Random forest selects a random sample of data points (bootstrap sample) to build each tree, and a random sample of features while splitting a node. Randomly selecting features ensures that each tree is diverse and is not impacted by the prominent features present in the dataset.
E.g. For dataset for heart attack, Blood Pressure and Weight will have high correlation with the predictor, since here we just take few attributes for a split , the model will not be impacted.
Advantages:
Diversity arises because you create each tree with a subset of the attributes/features/variables, i.e. you don’t consider all the attributes while making each tree. The choice of the attributes considered for each tree is random. This ensures that the trees are independent of each other.
Stability arises because the answers given by a large number of trees average out. A random forest has a lower model variance than an ordinary individual tree.

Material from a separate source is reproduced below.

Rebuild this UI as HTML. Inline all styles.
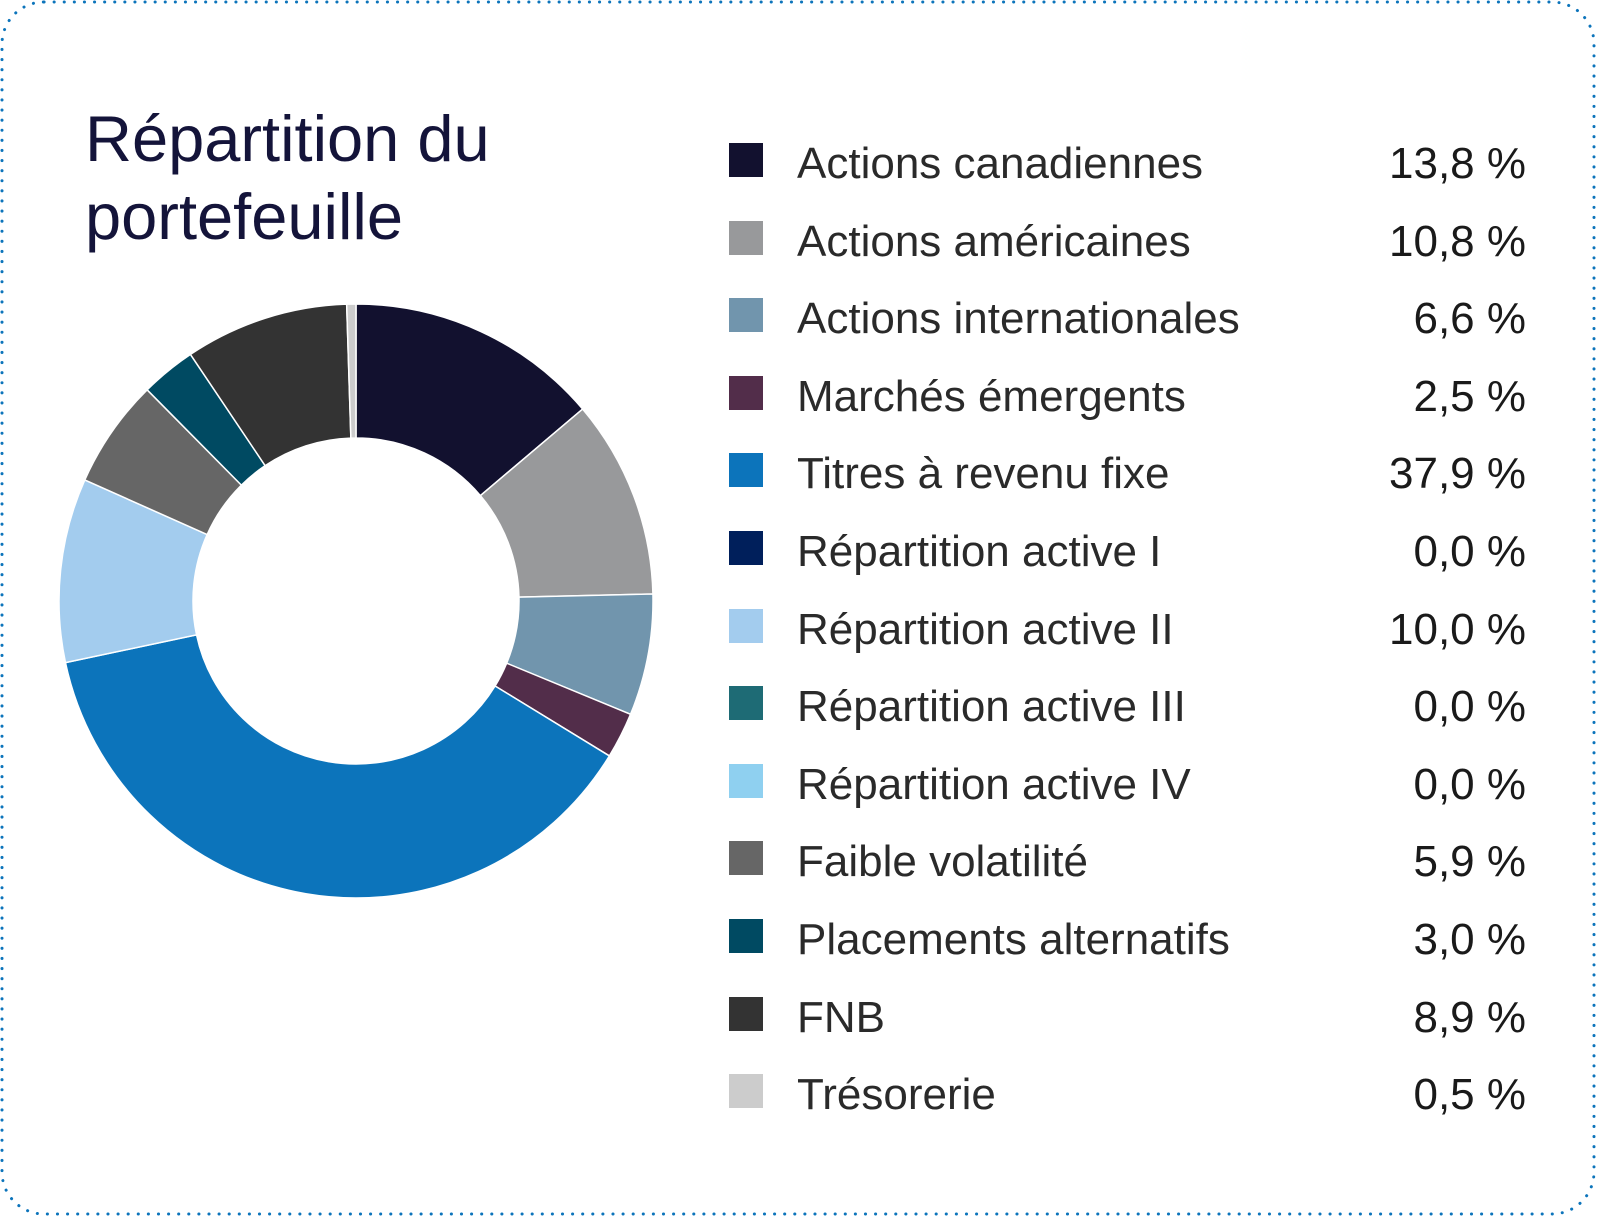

Immunity to the curse of dimensionality: Since each tree does not consider all the features, the feature space (the number of features a model has to consider) reduces. This makes the algorithm immune to the curse of dimensionality. A large feature space causes computational and complexity issues.
Parallelizability: You need a number of trees to make a forest. Since two trees are independently built on different data and attributes, they can be built separately. This implies that you can make full use of your multi-core CPU to build random forests. Suppose there are 4 cores and 100 trees to be built; each core can build 25 trees to make a forest.
Testing /training data and the OOB or out-of-bag error: You always want to avoid violating the fundamental tenet of learning: “not testing a model on what it has been trained on”. While building individual trees, you choose a random subset of the observations to train it. If you have 10,000 observations, each tree may only be made from 7000 (70%) randomly chosen observations. OOB is the mean prediction error on each training sample xᵢ, using only the trees that do not have xᵢ in their bootstrap sample. If you think about it, this is very similar to a cross-validation error. In a CV error, you can measure the performance on the subset of data the model hasn’t seen before.
In fact, it has been proven that using an OOB estimate is as accurate as using a test data set of a size equal to the training set.